Elsewhere, where I have definitions for a particular object I need to
use bob on:

#include <thingy.h>
namespace whatnot {

template < >
void bob<thigy>::f(int);

}

in a cpp:
#include "specialization.h"

namespace whatnot {

template < >
void bob<thingy>::f(int) { thingy::do_it(); }

}

}

When I try this though I get linker errors saying that void bob
<thingy>::f(int) is missing. Surprisingly, to me anyway, if I put the
body of my f specialization into the specialization.h file everything
seems to work ok, and I'm not using the inline keyword.

I thought I recalled a conversation elsewhere that implied the "template
< >" was not needed for cases like this so I tried removing it in
various different ways. No go.
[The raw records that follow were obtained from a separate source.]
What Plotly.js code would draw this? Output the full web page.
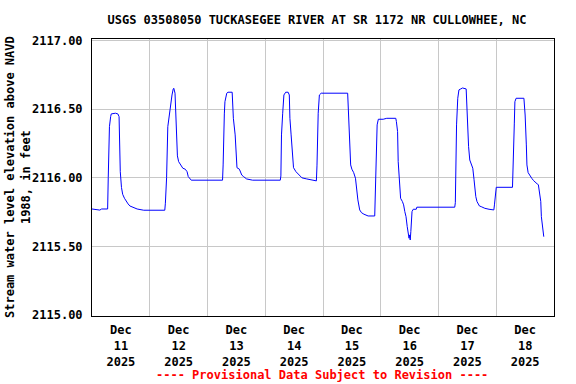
<!DOCTYPE html>
<html>
<head>
<meta charset="utf-8">
<script src="https://cdn.plot.ly/plotly-3.0.1.min.js"></script>
<style>html,body{margin:0;padding:0;background:#fff;}#chart{width:576px;height:384px;}</style>
</head>
<body>
<div id="chart"></div>
<script>
const chartTitle = "USGS 03508050 TUCKASEGEE RIVER AT SR 1172 NR CULLOWHEE, NC";
const yAxisTitle = "Stream water level elevation above NAVD<br>1988, in feet";
const footerText = "---- Provisional Data Subject to Revision ----";

const times = [
"2025-12-11 00:00","2025-12-11 03:15","2025-12-11 04:00","2025-12-11 06:30","2025-12-11 06:45","2025-12-11 07:15","2025-12-11 07:45","2025-12-11 08:00","2025-12-11 09:45","2025-12-11 10:45","2025-12-11 11:15","2025-12-11 11:45","2025-12-11 12:15","2025-12-11 12:45","2025-12-11 13:30","2025-12-11 14:15","2025-12-11 15:00","2025-12-11 15:45","2025-12-11 17:00","2025-12-11 18:45","2025-12-11 21:30",
"2025-12-12 06:15","2025-12-12 06:30","2025-12-12 07:00","2025-12-12 07:30","2025-12-12 08:00","2025-12-12 08:45","2025-12-12 09:15","2025-12-12 09:45","2025-12-12 10:00","2025-12-12 10:30","2025-12-12 10:45","2025-12-12 11:15","2025-12-12 11:30","2025-12-12 12:00","2025-12-12 12:45","2025-12-12 13:15","2025-12-12 13:45","2025-12-12 14:45","2025-12-12 15:30","2025-12-12 16:00","2025-12-12 17:15",
"2025-12-13 06:15","2025-12-13 06:30","2025-12-13 07:00","2025-12-13 07:15","2025-12-13 08:00","2025-12-13 08:30","2025-12-13 10:15","2025-12-13 10:45","2025-12-13 11:30","2025-12-13 12:00","2025-12-13 12:15","2025-12-13 13:15","2025-12-13 13:45","2025-12-13 14:15","2025-12-13 15:00","2025-12-13 16:15","2025-12-13 18:45",
"2025-12-14 06:15","2025-12-14 06:30","2025-12-14 06:45","2025-12-14 07:15","2025-12-14 07:45","2025-12-14 08:30","2025-12-14 09:30","2025-12-14 10:00","2025-12-14 10:15","2025-12-14 10:45","2025-12-14 11:15","2025-12-14 11:45","2025-12-14 12:45","2025-12-14 13:30","2025-12-14 14:30","2025-12-14 15:15","2025-12-14 17:15","2025-12-14 21:00","2025-12-14 21:15","2025-12-14 21:30","2025-12-14 22:00","2025-12-14 22:30","2025-12-14 23:15",
"2025-12-15 10:15","2025-12-15 10:30","2025-12-15 11:00","2025-12-15 11:30","2025-12-15 12:00","2025-12-15 12:45","2025-12-15 13:30","2025-12-15 14:00","2025-12-15 14:30","2025-12-15 15:15","2025-12-15 16:00","2025-12-15 17:00","2025-12-15 18:45","2025-12-15 21:30","2025-12-15 21:45","2025-12-15 22:15","2025-12-15 22:30","2025-12-15 23:00",
"2025-12-16 01:00","2025-12-16 02:30","2025-12-16 06:15","2025-12-16 06:30","2025-12-16 07:00","2025-12-16 07:15","2025-12-16 07:45","2025-12-16 08:15","2025-12-16 09:00","2025-12-16 09:30","2025-12-16 10:00","2025-12-16 10:30","2025-12-16 11:00","2025-12-16 11:30","2025-12-16 11:45","2025-12-16 12:00","2025-12-16 12:15","2025-12-16 12:30","2025-12-16 12:45","2025-12-16 13:00","2025-12-16 13:30","2025-12-16 14:45","2025-12-16 15:00",
"2025-12-17 06:45","2025-12-17 07:00","2025-12-17 07:15","2025-12-17 07:30","2025-12-17 08:00","2025-12-17 08:30","2025-12-17 09:15","2025-12-17 10:00","2025-12-17 11:30","2025-12-17 11:45","2025-12-17 12:15","2025-12-17 12:30","2025-12-17 13:00","2025-12-17 13:30","2025-12-17 14:15","2025-12-17 14:45","2025-12-17 15:00","2025-12-17 15:30","2025-12-17 16:00","2025-12-17 16:30","2025-12-17 17:00","2025-12-17 17:45","2025-12-17 19:15","2025-12-17 21:00","2025-12-17 22:15","2025-12-17 23:00","2025-12-17 23:15","2025-12-17 23:30","2025-12-17 23:45",
"2025-12-18 00:00","2025-12-18 06:45","2025-12-18 07:00","2025-12-18 07:30","2025-12-18 07:45","2025-12-18 08:15","2025-12-18 11:30","2025-12-18 12:00","2025-12-18 12:30","2025-12-18 12:45","2025-12-18 13:15","2025-12-18 14:00","2025-12-18 14:45","2025-12-18 15:30","2025-12-18 16:15","2025-12-18 17:00","2025-12-18 17:30","2025-12-18 18:00","2025-12-18 18:30","2025-12-18 18:45","2025-12-18 19:15","2025-12-18 19:30","2025-12-18 19:45"
];

const elevation = [
2115.773,2115.765,2115.773,2115.773,2116.000,2116.373,2116.446,2116.466,2116.471,2116.466,2116.446,2116.045,2115.930,2115.880,2115.851,2115.827,2115.810,2115.795,2115.786,2115.773,2115.764,
2115.764,2115.815,2116.000,2116.373,2116.451,2116.536,2116.604,2116.648,2116.653,2116.617,2116.530,2116.305,2116.160,2116.118,2116.100,2116.082,2116.070,2116.063,2116.045,2116.009,2115.983,
2115.983,2116.094,2116.466,2116.555,2116.617,2116.624,2116.624,2116.434,2116.313,2116.143,2116.074,2116.063,2116.038,2116.020,2116.009,2115.992,2115.983,
2115.983,2116.014,2116.313,2116.471,2116.604,2116.624,2116.624,2116.604,2116.434,2116.313,2116.143,2116.074,2116.045,2116.030,2116.014,2116.000,2115.992,2115.983,2115.978,2116.087,2116.471,2116.604,2116.617,
2116.617,2116.495,2116.276,2116.094,2116.063,2116.038,2115.997,2115.900,2115.839,2115.766,2115.746,2115.735,2115.722,2115.722,2115.917,2116.155,2116.386,2116.427,
2116.427,2116.434,2116.434,2116.410,2116.337,2116.118,2115.948,2115.851,2115.827,2115.803,2115.754,2115.717,2115.644,2115.584,2115.560,2115.584,2115.547,2115.608,2115.717,2115.754,2115.771,2115.771,2115.786,
2115.786,2115.819,2116.216,2116.386,2116.580,2116.641,2116.648,2116.655,2116.648,2116.531,2116.313,2116.227,2116.130,2116.106,2116.070,2115.990,2115.936,2115.863,2115.827,2115.810,2115.795,2115.790,2115.778,2115.771,2115.766,2115.766,2115.803,2115.875,2115.912,
2115.931,2115.931,2116.192,2116.393,2116.555,2116.580,2116.580,2116.458,2116.240,2116.094,2116.038,2116.014,2115.997,2115.980,2115.965,2115.956,2115.950,2115.875,2115.827,2115.717,2115.633,2115.600,2115.571
];

const xRange = ["2025-12-11 00:00", "2025-12-19 00:00"];
const yRange = [2114.993, 2117.012];

const font = {family: "DejaVu Sans Mono, Liberation Mono, monospace", size: 12, color: "#000", weight: "bold"};

const trace = {
  x: times, y: elevation, type: "scatter", mode: "lines",
  line: {color: "#0000ff", width: 1}, hoverinfo: "skip"
};

const layout = {
  width: 576, height: 384,
  margin: {l: 92, r: 22, t: 39, b: 68},
  paper_bgcolor: "#fff", plot_bgcolor: "#fff",
  font: font,
  showlegend: false,
  title: {
    text: chartTitle, font: font,
    xref: "container", yref: "container",
    x: 317/576, xanchor: "center", y: 1 - 20/384, yanchor: "middle"
  },
  xaxis: {
    type: "date", range: xRange,
    tick0: "2025-12-11", dtick: 86400000,
    ticklabelmode: "period", tickformat: "%b<br>%d<br>%Y",
    showgrid: true, gridcolor: "#c8c8c8", gridwidth: 1,
    showline: true, linecolor: "#000", linewidth: 1, mirror: true,
    ticks: "outside", ticklen: 3, tickcolor: "rgba(0,0,0,0)",
    zeroline: false, tickfont: font, fixedrange: true
  },
  yaxis: {
    range: yRange, tick0: 2115, dtick: 0.5, tickformat: ".2f",
    showgrid: true, gridcolor: "#c8c8c8", gridwidth: 1,
    showline: true, linecolor: "#000", linewidth: 1, mirror: true,
    ticks: "outside", ticklen: 6, tickcolor: "rgba(0,0,0,0)",
    zeroline: false, tickfont: font
  },
  annotations: [{
    text: yAxisTitle, xref: "paper", yref: "paper",
    x: -(92 - 17.5) / 462, y: 0.5, xanchor: "center", yanchor: "middle",
    textangle: -90, showarrow: false, font: font
  }, {
    text: footerText, xref: "paper", yref: "paper",
    x: 0.498, y: -(375-316)/277, xanchor: "center", yanchor: "middle",
    showarrow: false, font: {family: font.family, size: 12, color: "#ff0000", weight: "bold"}
  }]
};

Plotly.newPlot("chart", [trace], layout, {displayModeBar: false, staticPlot: true});
</script>
</body>
</html>
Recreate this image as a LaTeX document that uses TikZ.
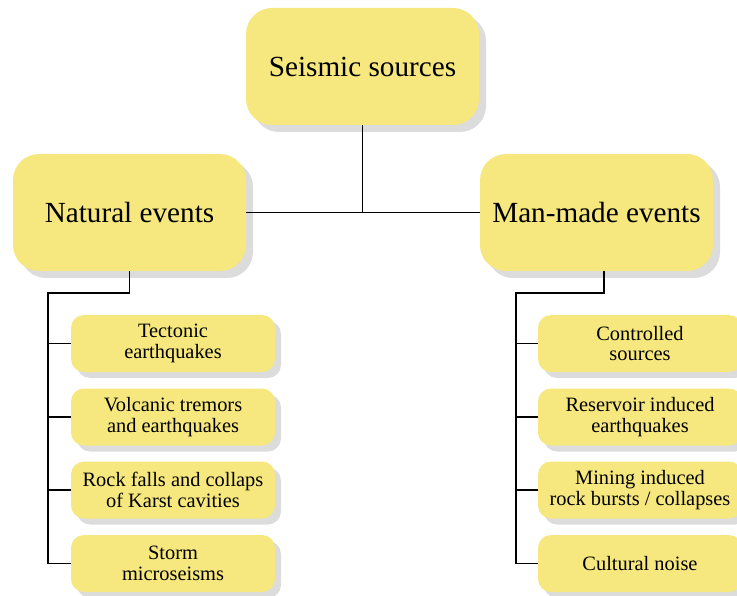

Google searches seem to indicate the
above should work.

So, I'm probably being stupid, so what is it?

The way you presented it, it should work. Of course, I'm assuming that you
have "specialization.h" included when you call "f(int)", such that the
specialization is visible.

You need the "template<>" to introduce a specialization of that member. You
don't need it when defining a member of a class that does not depend on
template parameters anymore.

template<typename T> struct A {
void f();
template<typename U> struct B { void f(); };
};

template<> struct A<int> { void f(); };

Given these, you would go like

template<> void A<long>::f() { }
template<> template<typename U> A<long>::B<U>::f() { }
void A<int>::f() { } // !!

template<> template<typename U> struct A<unsigned>::B {
void f();
};

template<> template<typename U> void A<unsigned>::B<U>::f() { }

 

[Johannes Schaub (litb)]

Additional tidbit I missed... f is virtual due to inheritance.

Virtual non-pure functions are always instantiated even if not called. So
you need to always include "specialization.h" even if you don't call "f", in
each TU and before the point where you cause any bob<thingy> instantiation
to occur.

 

[Noah Roberts]

I heard you where interested in what testicles feel like in your mouth.
I think I could help you with that.

 

[Noah Roberts]

I heard you where interested in what testicles feel like in your mouth.
I think I could help you with that.

This was inappropriate and I appologize to the group. I really hate the
guy, and he knows why, but I shouldn't have brought that here.

 

[Johannes Schaub (litb)]

This was inappropriate and I appologize to the group. I really hate the
guy, and he knows why, but I shouldn't have brought that here.

Yes, your "jokes" ( http://stackoverflow.com/users/301883/noah-roberts ) are
not welcome here. Take them into one of your offensive answers you regularly
give on that platform.